START Raw data
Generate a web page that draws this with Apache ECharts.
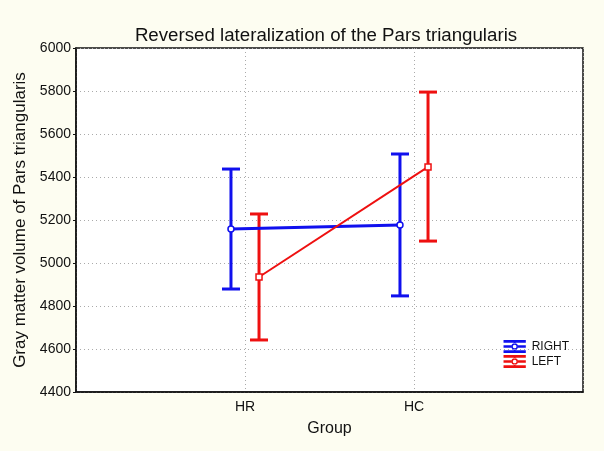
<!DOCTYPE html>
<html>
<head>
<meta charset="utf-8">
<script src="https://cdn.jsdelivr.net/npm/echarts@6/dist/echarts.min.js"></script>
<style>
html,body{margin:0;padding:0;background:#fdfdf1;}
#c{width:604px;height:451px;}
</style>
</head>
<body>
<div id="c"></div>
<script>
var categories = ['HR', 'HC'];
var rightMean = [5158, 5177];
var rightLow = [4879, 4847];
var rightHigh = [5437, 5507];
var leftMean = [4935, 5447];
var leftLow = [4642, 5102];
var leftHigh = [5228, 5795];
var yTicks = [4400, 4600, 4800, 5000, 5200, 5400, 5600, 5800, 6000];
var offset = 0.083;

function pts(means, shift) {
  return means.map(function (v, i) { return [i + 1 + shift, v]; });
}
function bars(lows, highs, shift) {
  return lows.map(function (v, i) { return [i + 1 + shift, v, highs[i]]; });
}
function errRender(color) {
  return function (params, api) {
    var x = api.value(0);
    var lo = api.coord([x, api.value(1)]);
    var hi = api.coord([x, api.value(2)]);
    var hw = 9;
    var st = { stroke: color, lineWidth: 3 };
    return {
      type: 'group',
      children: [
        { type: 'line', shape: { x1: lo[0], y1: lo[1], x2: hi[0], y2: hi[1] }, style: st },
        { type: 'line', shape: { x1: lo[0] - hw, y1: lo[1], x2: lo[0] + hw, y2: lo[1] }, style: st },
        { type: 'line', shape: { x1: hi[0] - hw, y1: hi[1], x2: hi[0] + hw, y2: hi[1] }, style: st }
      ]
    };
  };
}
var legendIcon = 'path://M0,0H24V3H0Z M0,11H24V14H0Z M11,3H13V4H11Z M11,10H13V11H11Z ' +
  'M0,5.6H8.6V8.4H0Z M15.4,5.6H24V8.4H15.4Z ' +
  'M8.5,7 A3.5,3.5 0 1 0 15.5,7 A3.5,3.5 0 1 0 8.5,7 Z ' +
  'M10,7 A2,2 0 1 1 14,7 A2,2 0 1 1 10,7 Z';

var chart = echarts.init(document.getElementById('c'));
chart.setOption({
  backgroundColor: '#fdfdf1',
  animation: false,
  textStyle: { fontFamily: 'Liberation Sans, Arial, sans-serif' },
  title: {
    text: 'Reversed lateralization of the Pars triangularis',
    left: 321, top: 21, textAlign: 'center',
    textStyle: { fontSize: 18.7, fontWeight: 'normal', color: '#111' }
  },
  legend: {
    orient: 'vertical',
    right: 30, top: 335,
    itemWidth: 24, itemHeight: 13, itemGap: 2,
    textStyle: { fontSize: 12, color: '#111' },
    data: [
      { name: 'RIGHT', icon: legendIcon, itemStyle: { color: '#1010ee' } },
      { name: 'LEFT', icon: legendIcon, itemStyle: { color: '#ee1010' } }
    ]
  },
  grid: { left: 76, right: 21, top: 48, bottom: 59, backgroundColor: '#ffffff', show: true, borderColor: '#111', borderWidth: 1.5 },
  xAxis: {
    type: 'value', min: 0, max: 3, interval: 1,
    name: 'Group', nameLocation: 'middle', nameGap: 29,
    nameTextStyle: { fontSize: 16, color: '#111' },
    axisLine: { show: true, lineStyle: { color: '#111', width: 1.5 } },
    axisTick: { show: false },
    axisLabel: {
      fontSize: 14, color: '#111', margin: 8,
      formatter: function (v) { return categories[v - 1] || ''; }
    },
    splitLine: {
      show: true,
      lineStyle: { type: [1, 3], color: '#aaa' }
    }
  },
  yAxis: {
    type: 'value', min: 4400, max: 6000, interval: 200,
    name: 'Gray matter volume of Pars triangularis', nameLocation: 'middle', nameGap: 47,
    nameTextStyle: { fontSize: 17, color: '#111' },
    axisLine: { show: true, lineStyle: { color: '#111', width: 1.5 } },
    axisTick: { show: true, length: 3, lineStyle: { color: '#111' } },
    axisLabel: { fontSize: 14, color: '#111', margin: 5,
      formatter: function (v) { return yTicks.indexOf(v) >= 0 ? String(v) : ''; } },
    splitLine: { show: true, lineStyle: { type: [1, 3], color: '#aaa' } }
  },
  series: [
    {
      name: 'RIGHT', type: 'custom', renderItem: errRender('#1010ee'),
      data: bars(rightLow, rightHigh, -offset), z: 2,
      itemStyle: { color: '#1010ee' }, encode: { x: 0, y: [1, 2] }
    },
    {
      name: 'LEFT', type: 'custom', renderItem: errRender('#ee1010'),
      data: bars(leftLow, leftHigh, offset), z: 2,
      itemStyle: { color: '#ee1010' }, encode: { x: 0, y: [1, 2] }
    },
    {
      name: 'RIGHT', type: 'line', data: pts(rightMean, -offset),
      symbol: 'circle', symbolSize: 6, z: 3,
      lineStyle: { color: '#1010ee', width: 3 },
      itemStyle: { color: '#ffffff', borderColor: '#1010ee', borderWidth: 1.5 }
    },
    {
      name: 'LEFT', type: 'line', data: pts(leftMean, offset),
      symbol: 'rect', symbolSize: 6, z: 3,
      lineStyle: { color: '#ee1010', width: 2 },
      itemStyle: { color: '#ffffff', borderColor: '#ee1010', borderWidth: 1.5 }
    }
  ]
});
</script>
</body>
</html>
END Raw data
### Aim of the task
Each line of the material must be retyped exactly, except that images are omitted.

### Response to this task
Generate a web page that draws this with Apache ECharts.
<!DOCTYPE html>
<html>
<head>
<meta charset="utf-8">
<script src="https://cdn.jsdelivr.net/npm/echarts@6/dist/echarts.min.js"></script>
<style>
html,body{margin:0;padding:0;background:#fdfdf1;}
#c{width:604px;height:451px;}
</style>
</head>
<body>
<div id="c"></div>
<script>
var categories = ['HR', 'HC'];
var rightMean = [5158, 5177];
var rightLow = [4879, 4847];
var rightHigh = [5437, 5507];
var leftMean = [4935, 5447];
var leftLow = [4642, 5102];
var leftHigh = [5228, 5795];
var yTicks = [4400, 4600, 4800, 5000, 5200, 5400, 5600, 5800, 6000];
var offset = 0.083;

function pts(means, shift) {
  return means.map(function (v, i) { return [i + 1 + shift, v]; });
}
function bars(lows, highs, shift) {
  return lows.map(function (v, i) { return [i + 1 + shift, v, highs[i]]; });
}
function errRender(color) {
  return function (params, api) {
    var x = api.value(0);
    var lo = api.coord([x, api.value(1)]);
    var hi = api.coord([x, api.value(2)]);
    var hw = 9;
    var st = { stroke: color, lineWidth: 3 };
    return {
      type: 'group',
      children: [
        { type: 'line', shape: { x1: lo[0], y1: lo[1], x2: hi[0], y2: hi[1] }, style: st },
        { type: 'line', shape: { x1: lo[0] - hw, y1: lo[1], x2: lo[0] + hw, y2: lo[1] }, style: st },
        { type: 'line', shape: { x1: hi[0] - hw, y1: hi[1], x2: hi[0] + hw, y2: hi[1] }, style: st }
      ]
    };
  };
}
var legendIcon = 'path://M0,0H24V3H0Z M0,11H24V14H0Z M11,3H13V4H11Z M11,10H13V11H11Z ' +
  'M0,5.6H8.6V8.4H0Z M15.4,5.6H24V8.4H15.4Z ' +
  'M8.5,7 A3.5,3.5 0 1 0 15.5,7 A3.5,3.5 0 1 0 8.5,7 Z ' +
  'M10,7 A2,2 0 1 1 14,7 A2,2 0 1 1 10,7 Z';

var chart = echarts.init(document.getElementById('c'));
chart.setOption({
  backgroundColor: '#fdfdf1',
  animation: false,
  textStyle: { fontFamily: 'Liberation Sans, Arial, sans-serif' },
  title: {
    text: 'Reversed lateralization of the Pars triangularis',
    left: 321, top: 21, textAlign: 'center',
    textStyle: { fontSize: 18.7, fontWeight: 'normal', color: '#111' }
  },
  legend: {
    orient: 'vertical',
    right: 30, top: 335,
    itemWidth: 24, itemHeight: 13, itemGap: 2,
    textStyle: { fontSize: 12, color: '#111' },
    data: [
      { name: 'RIGHT', icon: legendIcon, itemStyle: { color: '#1010ee' } },
      { name: 'LEFT', icon: legendIcon, itemStyle: { color: '#ee1010' } }
    ]
  },
  grid: { left: 76, right: 21, top: 48, bottom: 59, backgroundColor: '#ffffff', show: true, borderColor: '#111', borderWidth: 1.5 },
  xAxis: {
    type: 'value', min: 0, max: 3, interval: 1,
    name: 'Group', nameLocation: 'middle', nameGap: 29,
    nameTextStyle: { fontSize: 16, color: '#111' },
    axisLine: { show: true, lineStyle: { color: '#111', width: 1.5 } },
    axisTick: { show: false },
    axisLabel: {
      fontSize: 14, color: '#111', margin: 8,
      formatter: function (v) { return categories[v - 1] || ''; }
    },
    splitLine: {
      show: true,
      lineStyle: { type: [1, 3], color: '#aaa' }
    }
  },
  yAxis: {
    type: 'value', min: 4400, max: 6000, interval: 200,
    name: 'Gray matter volume of Pars triangularis', nameLocation: 'middle', nameGap: 47,
    nameTextStyle: { fontSize: 17, color: '#111' },
    axisLine: { show: true, lineStyle: { color: '#111', width: 1.5 } },
    axisTick: { show: true, length: 3, lineStyle: { color: '#111' } },
    axisLabel: { fontSize: 14, color: '#111', margin: 5,
      formatter: function (v) { return yTicks.indexOf(v) >= 0 ? String(v) : ''; } },
    splitLine: { show: true, lineStyle: { type: [1, 3], color: '#aaa' } }
  },
  series: [
    {
      name: 'RIGHT', type: 'custom', renderItem: errRender('#1010ee'),
      data: bars(rightLow, rightHigh, -offset), z: 2,
      itemStyle: { color: '#1010ee' }, encode: { x: 0, y: [1, 2] }
    },
    {
      name: 'LEFT', type: 'custom', renderItem: errRender('#ee1010'),
      data: bars(leftLow, leftHigh, offset), z: 2,
      itemStyle: { color: '#ee1010' }, encode: { x: 0, y: [1, 2] }
    },
    {
      name: 'RIGHT', type: 'line', data: pts(rightMean, -offset),
      symbol: 'circle', symbolSize: 6, z: 3,
      lineStyle: { color: '#1010ee', width: 3 },
      itemStyle: { color: '#ffffff', borderColor: '#1010ee', borderWidth: 1.5 }
    },
    {
      name: 'LEFT', type: 'line', data: pts(leftMean, offset),
      symbol: 'rect', symbolSize: 6, z: 3,
      lineStyle: { color: '#ee1010', width: 2 },
      itemStyle: { color: '#ffffff', borderColor: '#ee1010', borderWidth: 1.5 }
    }
  ]
});
</script>
</body>
</html>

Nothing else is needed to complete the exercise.